By now most people are aware that there’s a crisis in world pork markets. China has lost over 40% of its pig herd to African swine fever, often referred to as “pig ebola.” That has driven up pork prices in China to astronomical levels and denied many Chinese the source of one of their most favorite proteins.
The situation has deteriorated so much that criminal gangs are starting to resort to flying drones filled with infected materials into pig farms, hoping to infect the pigs. They then buy the pigs at rock bottom prices, slaughter them, and sell them elsewhere in China as non-infected pork, hoping to reap huge profits.

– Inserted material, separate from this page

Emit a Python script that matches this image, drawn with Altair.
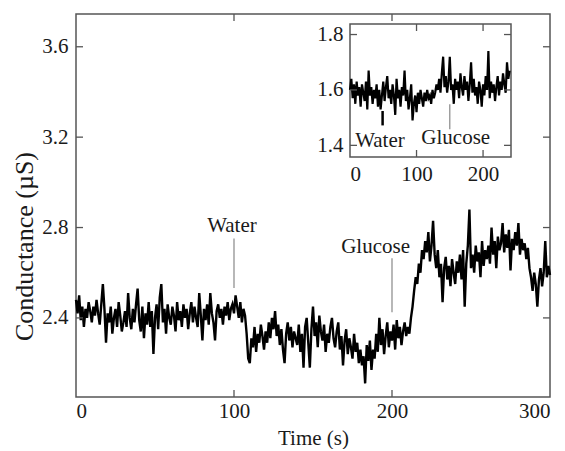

The problem isn’t isolated just to China either, with Indonesia now facing its own crisis with pig ebola. It’s probably only a matter of time before the disease reaches the US, particularly as dishonest Chinese pig exporters have been caught trying to import meat from infected pigs into the US. When that happens, expect pork prices to skyrocket.
The US remains a source of clean pork for China, which is one reason the trade relationship between the US and China hasn’t completely fallen apart. But if Chinese pork imports from the US continue to increase, then US domestic pork prices will increase too. Already many Americans are seeing pork prices rising, or at least not falling. Sales that used to be prevalent on a cheap source of meat no longer come with the frequency they used to.
That’s just another thing that has gotten more expensive, along with most other food items. With weak grain and potato harvests this year, more recalls on lettuce, and poor fruit production, American households are going to have to dig deep in order to afford to eat. Couple that with expansionary monetary policy that is trying to drive asset prices higher and higher, and the future of food prices doesn’t look too rosy.